Belize ratified the TFA on the 2nd September, 2015, making it one among the earlier countries to ratify the agreement. The TFA entered in force on the 22nd February, 2017 after two-third of the WTO Members ratified the agreement. As of July 2017, one hundred and twenty one WTO Members have ratified the TFA.
Since ratification, Belize has established the National Trade Facilitation Committee (NTFC) which serves as the coordinating body for the implementation of the TFA nationally. The NTFC is led by the Directorate General for Foreign Trade (DGFT) and the Customs and Excise Department being the two key agencies championing the TFA implementation. This coordinated approach allows for strategic, holistic and efficient allocation of resources towards achieving the gains envisaged in the agreement. As one of the fundamental pillars of Belize’s Trade Policy Framework, trade facilitation should reduce trade cost and improve competitiveness of producers and exporters and in the coming years, Belizean exporters will experience these benefits.
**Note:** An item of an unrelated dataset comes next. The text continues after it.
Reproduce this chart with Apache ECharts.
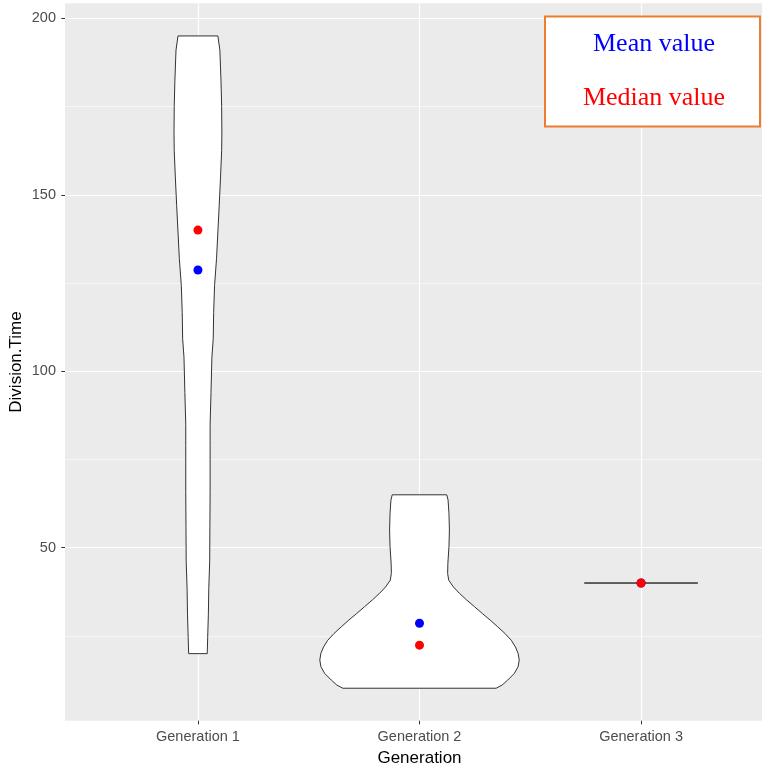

It is expected that with full implementation of the TFA countries’ trade costs will be lacerated by an average of 14.3 per cent, with developing countries having the most to gain, according to a 2015 study carried out by WTO economists. It is also expected that the TFA would reduce the time needed to import goods by over a day and a half and to export goods by almost two days, representing a reduction of 47 per cent and 91 per cent respectively over the current average. To date, Belize has implemented 33.3% of the WTO Agreement on Trade Facilitation (TFA) notified to the WTO on the 4th September 2016 as its Category A commitments. The remaining areas of implementation will be notified to the WTO as Category B and C measures in an effort to seek technical assistance, capacity building and donor funding.
While aid for trade plays an ever-increasing role for Belize in actualizing the benefits of the TFA, the ball is in the domestic producers and exporters to benefit from the Trade Facilitation Agreement and from trade overall. Fusion and fostering of Public-Private Partnerships cannot be overemphasized.